#### [Data section]
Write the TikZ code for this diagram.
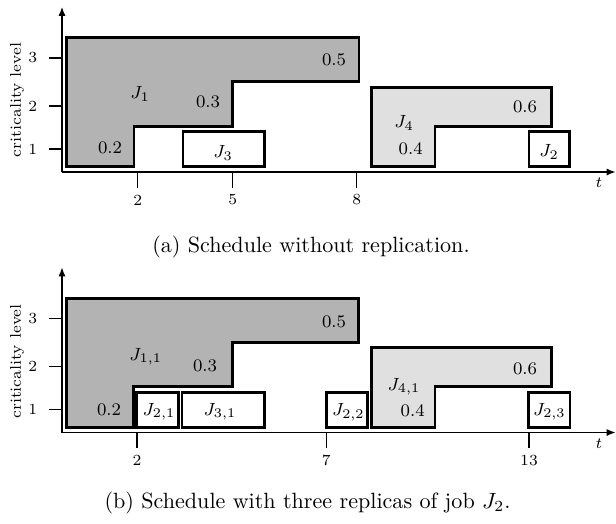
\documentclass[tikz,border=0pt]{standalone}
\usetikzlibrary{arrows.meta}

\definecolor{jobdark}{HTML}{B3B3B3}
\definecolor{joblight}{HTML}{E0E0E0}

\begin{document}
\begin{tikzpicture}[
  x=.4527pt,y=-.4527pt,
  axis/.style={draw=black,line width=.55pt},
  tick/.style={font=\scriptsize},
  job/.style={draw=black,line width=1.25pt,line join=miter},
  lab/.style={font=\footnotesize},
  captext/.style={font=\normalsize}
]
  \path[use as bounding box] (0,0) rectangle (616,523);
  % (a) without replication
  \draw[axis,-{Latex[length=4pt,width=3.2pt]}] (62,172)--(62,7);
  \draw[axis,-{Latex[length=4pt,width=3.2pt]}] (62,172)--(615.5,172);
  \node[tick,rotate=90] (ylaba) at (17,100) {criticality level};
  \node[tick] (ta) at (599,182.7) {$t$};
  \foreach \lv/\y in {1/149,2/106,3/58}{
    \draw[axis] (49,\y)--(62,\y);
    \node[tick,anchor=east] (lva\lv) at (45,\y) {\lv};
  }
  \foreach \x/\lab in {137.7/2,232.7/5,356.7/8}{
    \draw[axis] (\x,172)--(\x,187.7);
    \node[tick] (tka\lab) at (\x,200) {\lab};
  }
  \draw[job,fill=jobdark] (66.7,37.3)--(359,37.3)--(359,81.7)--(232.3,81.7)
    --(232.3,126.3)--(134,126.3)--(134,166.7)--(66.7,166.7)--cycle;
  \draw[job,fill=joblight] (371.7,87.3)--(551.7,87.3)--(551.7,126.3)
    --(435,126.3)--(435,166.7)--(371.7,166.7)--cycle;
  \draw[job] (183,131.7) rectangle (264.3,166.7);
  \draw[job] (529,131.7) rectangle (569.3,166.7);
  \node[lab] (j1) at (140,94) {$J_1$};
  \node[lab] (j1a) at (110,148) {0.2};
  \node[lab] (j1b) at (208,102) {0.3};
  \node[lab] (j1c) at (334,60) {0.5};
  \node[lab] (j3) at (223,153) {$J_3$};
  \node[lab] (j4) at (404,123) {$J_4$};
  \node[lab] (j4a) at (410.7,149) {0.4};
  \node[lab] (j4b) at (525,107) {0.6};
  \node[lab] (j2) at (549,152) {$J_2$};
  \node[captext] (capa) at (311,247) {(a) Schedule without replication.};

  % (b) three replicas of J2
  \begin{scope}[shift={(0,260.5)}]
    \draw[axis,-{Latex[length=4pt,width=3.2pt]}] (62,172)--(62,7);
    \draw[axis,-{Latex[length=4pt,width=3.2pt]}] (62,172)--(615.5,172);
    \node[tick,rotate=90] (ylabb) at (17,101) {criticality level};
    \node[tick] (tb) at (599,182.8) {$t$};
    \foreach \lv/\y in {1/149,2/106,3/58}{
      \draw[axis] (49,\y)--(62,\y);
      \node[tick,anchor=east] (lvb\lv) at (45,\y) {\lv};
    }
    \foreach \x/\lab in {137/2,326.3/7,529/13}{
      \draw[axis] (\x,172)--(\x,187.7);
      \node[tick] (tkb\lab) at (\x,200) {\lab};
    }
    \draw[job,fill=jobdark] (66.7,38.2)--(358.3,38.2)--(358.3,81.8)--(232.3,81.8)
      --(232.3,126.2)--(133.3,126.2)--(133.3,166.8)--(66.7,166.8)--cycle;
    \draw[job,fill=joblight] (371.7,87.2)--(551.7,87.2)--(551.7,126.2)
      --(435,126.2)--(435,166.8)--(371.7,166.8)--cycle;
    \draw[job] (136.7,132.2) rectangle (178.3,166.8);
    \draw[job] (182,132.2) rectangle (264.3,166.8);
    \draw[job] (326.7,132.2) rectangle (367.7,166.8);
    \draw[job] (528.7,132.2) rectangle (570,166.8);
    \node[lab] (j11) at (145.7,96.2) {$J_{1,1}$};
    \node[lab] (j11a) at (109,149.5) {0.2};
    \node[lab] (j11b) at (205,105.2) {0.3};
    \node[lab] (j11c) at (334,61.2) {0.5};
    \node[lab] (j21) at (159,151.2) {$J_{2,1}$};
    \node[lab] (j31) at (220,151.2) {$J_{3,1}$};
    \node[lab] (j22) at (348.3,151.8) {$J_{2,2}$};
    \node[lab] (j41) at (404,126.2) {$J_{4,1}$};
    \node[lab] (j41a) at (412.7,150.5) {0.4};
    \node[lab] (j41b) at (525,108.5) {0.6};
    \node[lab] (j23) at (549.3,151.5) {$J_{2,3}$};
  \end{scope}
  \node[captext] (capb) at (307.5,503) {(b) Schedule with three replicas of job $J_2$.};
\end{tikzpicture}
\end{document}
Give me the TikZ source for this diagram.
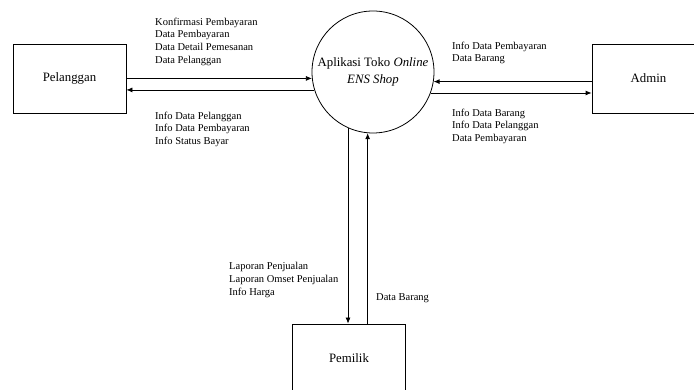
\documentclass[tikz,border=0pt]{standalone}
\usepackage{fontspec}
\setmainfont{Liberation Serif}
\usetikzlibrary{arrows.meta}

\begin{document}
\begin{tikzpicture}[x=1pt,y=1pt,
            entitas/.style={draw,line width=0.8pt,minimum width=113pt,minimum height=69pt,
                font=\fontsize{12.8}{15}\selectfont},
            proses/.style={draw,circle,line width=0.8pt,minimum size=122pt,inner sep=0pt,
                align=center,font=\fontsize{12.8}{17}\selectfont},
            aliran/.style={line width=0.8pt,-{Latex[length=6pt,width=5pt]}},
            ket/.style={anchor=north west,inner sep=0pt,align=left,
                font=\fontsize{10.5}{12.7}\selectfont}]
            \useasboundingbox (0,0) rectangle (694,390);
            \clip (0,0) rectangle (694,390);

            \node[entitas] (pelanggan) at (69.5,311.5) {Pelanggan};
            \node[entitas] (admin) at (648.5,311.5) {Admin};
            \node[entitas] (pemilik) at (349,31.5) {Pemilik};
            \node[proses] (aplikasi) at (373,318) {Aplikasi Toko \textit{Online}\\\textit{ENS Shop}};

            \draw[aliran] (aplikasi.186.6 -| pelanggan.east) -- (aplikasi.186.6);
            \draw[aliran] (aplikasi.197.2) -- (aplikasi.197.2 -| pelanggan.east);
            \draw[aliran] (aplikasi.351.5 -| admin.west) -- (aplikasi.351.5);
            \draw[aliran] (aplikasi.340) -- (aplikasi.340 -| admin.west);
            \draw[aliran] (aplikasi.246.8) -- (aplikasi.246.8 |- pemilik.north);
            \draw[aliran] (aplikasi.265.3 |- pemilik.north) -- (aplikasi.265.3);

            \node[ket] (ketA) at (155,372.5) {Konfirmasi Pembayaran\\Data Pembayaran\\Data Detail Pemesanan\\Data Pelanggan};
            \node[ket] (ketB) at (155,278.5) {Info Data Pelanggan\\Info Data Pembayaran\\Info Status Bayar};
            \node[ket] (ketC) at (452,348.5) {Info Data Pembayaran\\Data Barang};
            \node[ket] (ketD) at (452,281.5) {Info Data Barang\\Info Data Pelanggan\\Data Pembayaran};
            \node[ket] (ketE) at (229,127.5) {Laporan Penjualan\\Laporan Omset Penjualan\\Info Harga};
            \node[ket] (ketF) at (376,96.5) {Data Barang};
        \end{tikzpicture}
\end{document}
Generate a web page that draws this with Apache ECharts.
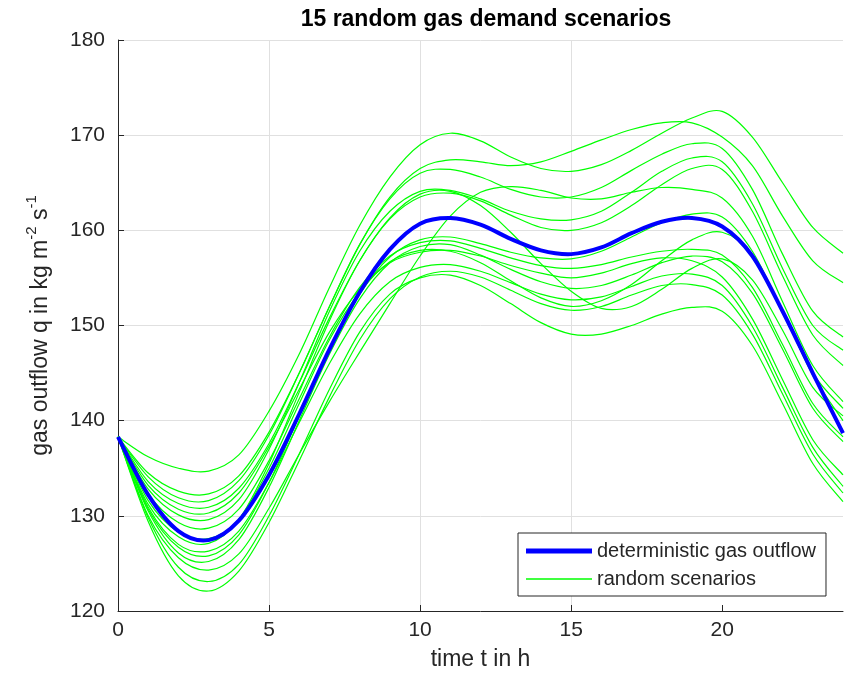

#### [Problem]
Sift through the entries and copy every line with "this".

#### [Task answer]
Write the TikZ code for this diagram.
Give me the TikZ source for this diagram.
Generate a web page that draws this with Apache ECharts.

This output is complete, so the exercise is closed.